19. Recognize that not everyone has or is willing to have a sense of observational rationality.

20. Seeking fulfillment requires an openness to it.

21. Yoga nidra is totally trippy and definitely worth trying for both its health benefits and quick transportation into a relaxed realm.

22. “Don’t let yoga be your only workout and don’t let yoga only be a workout” -Katherine Girling (Master Trainer at Zuna Yoga)

23. Individuality is both an illusion and a reality.

shot by me on iPhone at Dream Masks, Ubud, Bali

24. The body stores stress and memories in places other than the brain.

25. Many people go through an entire lifetime without taking a full breath.

26. The amount something affects you is your decision.

27. Be silent more often.

28. You do not need to expect perfection from yourself; however, expect yourself to strive for it.

29. The mind, body, and breath are inextricably linked. Specifically, breath can be used to control heart rate variability and therefore physiological/subconscious responses to stimuli.

30. Every moment of every day you are creating your reality; you are the artist.

31. It is possible to sense highly subtle changes within your body.

32. It is possible to sense highly subtle changes in your environment.

33. Clarity. It is a beautiful, powerful sensation, especially when consistently obtained.

34. Share your practice!

In a very happy balasananda ("happy baby pose") with Kelly Dalrymple. Photo by Anne Wu

35. Meditation and longevity go hand in hand

36. Meditation and compassion go hand in hand.

37. Unmanaged emotions lead to unconscious behavior, which in turn can cause hurt.

38. Use discernment in evaluating and forming relationships, but not judgment.

39. Intelligently capitalize on the processing power of the mind.

40. Engage in the act of objective self-study (svadhyaya) regularly.

41. Learn how to find a comfortable seat.

42. When you do, be completely still.

43. Take full responsibility for the seeds of thought and emotion you plant in yourself and others that later become actions.

44. Detach from outcome.

​45. Training the mind to become one-pointed ensures maximal energy towards the subject of focus.

46. It is possible for the vast majority of students to be in tears of joy, beauty, and/or emotional release during and after a deep yoga practice.

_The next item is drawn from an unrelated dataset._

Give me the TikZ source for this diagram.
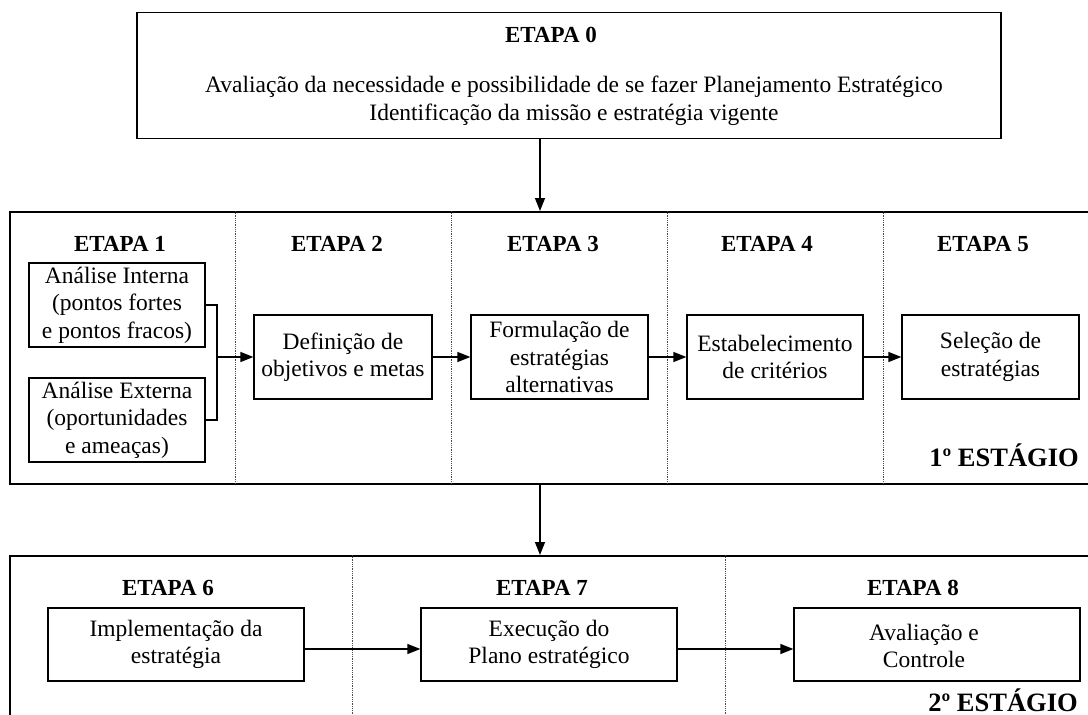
\documentclass[tikz,border=0pt]{standalone}
\usepackage{fontspec}
\setmainfont{Liberation Serif}
\usetikzlibrary{arrows.meta}
\newcommand\bodyfnt{\fontsize{23.5}{27.5}\selectfont}
\newcommand\headfnt{\fontsize{23}{27}\selectfont\bfseries}
\newcommand\stagefnt{\fontsize{26.5}{30}\selectfont\bfseries}
\begin{document}
\begin{tikzpicture}[x=1pt,y=-1pt,
  frame/.style={draw, line width=1.6pt, inner sep=0pt},
  stepbox/.style={draw, line width=1.3pt, inner sep=0pt, align=center, font=\bodyfnt},
  bodytxt/.style={inner sep=0pt, align=center, font=\bodyfnt},
  headtxt/.style={inner sep=0pt, font=\headfnt},
  stagetxt/.style={inner sep=0pt, font=\stagefnt},
  divider/.style={draw=black!70, line width=0.8pt, densely dotted},
  wire/.style={line width=1.3pt},
  conn/.style={line width=1.3pt, -{Triangle[length=13pt,width=10pt]}}]
\useasboundingbox (0,0) rectangle (1088,715);

% ---- stage 0 ----
\node[frame, minimum width=864pt, minimum height=126pt] (e0) at (569,75.5) {};
\node[headtxt] (h0) at (551,35) {ETAPA 0};
\node[bodytxt] (t0) at (574,101) {Avaliação da necessidade e possibilidade de se fazer Planejamento Estratégico\\Identificação da missão e estratégia vigente};

% ---- first stage frame and column dividers ----
\node[frame, anchor=north west, minimum width=1095pt, minimum height=272pt] (s1) at (9,211) {};
\coordinate (d1) at (235,0);
\coordinate (d2) at (451,0);
\coordinate (d3) at (667,0);
\coordinate (d4) at (883,0);
\foreach \d in {d1,d2,d3,d4}
  \draw[divider] (s1.north -| \d) -- (s1.south -| \d);

\node[headtxt] (h1) at (120,244) {ETAPA 1};
\node[headtxt] (h2) at (337,244) {ETAPA 2};
\node[headtxt] (h3) at (553,244) {ETAPA 3};
\node[headtxt] (h4) at (767,244) {ETAPA 4};
\node[headtxt] (h5) at (983,244) {ETAPA 5};

\node[stepbox, minimum width=176pt, minimum height=84pt] (int) at (117,305)
  {Análise Interna\\(pontos fortes\\e pontos fracos)};
\node[stepbox, minimum width=176pt, minimum height=84pt] (ext) at (117,420)
  {Análise Externa\\(oportunidades\\e ameaças)};
\node[stepbox, minimum width=178pt, minimum height=84pt] (b2) at (343,357)
  {Definição de\\objetivos e metas};
\node[stepbox, minimum width=177pt, minimum height=84pt] (b3) at (559.5,357)
  {Formulação de\\estratégias\\alternativas};
\node[stepbox, minimum width=176pt, minimum height=84pt] (b4) at (775,357)
  {Estabelecimento\\de critérios};
\node[stepbox, minimum width=177pt, minimum height=84pt] (b5) at (990.5,357)
  {Seleção de\\estratégias};

\coordinate (brk) at (217,357);
\draw[wire] (int.east) -| (brk) |- (ext.east);
\draw[conn] (brk) -- (b2.west);
\draw[conn] (b2.east) -- (b3.west);
\draw[conn] (b3.east) -- (b4.west);
\draw[conn] (b4.east) -- (b5.west);

\node[stagetxt] (st1) at (1004,455) {1º ESTÁGIO};

% ---- second stage frame ----
\node[frame, anchor=north west, minimum width=1095pt, minimum height=210pt] (s2) at (9,555) {};
\coordinate (d5) at (352,0);
\coordinate (d6) at (725,0);
\foreach \d in {d5,d6}
  \draw[divider] (s2.north -| \d) -- (s2.south -| \d);

\node[headtxt] (h6) at (168,588) {ETAPA 6};
\node[headtxt] (h7) at (542,588) {ETAPA 7};
\node[headtxt] (h8) at (913,588) {ETAPA 8};

\node[stepbox, minimum width=256pt, minimum height=73pt] (b6) at (176,644.5)
  {Implementação da\\estratégia};
\node[stepbox, minimum width=256pt, minimum height=73pt] (b7) at (549,644.5)
  {Execução do\\Plano estratégico};
\node[stepbox, minimum width=286pt, minimum height=73pt] (b8) at (937,644.5) {};
\node[bodytxt] (t8) at (924,646) {Avaliação e\\Controle};

\coordinate (row2) at (0,649);
\draw[conn] (b6.east |- row2) -- (b7.west |- row2);
\draw[conn] (b7.east |- row2) -- (b8.west |- row2);

\node[stagetxt] (st2) at (1003,700) {2º ESTÁGIO};

% ---- links between stages ----
\coordinate (ax) at (540,0);
\draw[conn] (e0.south -| ax) -- (s1.north -| ax);
\draw[conn] (s1.south -| ax) -- (s2.north -| ax);
\end{tikzpicture}
\end{document}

Finally, I have to borrow from Walt Whitman’s "Song of the Open Road." This soulful excerpt was read to us during a yoga class towards the end of a three hour practice; it brought me to tears and an overwhelming sense of both vulnerability and strength while in janusirsasana.

Still morning at Azadi, shot by me on iPhone

47. “I inhale great draughts of space,

48. The east and the west are mine, and the north and the south are mine.

49. I am larger, better than I thought,

50. I did not know I held so much goodness.”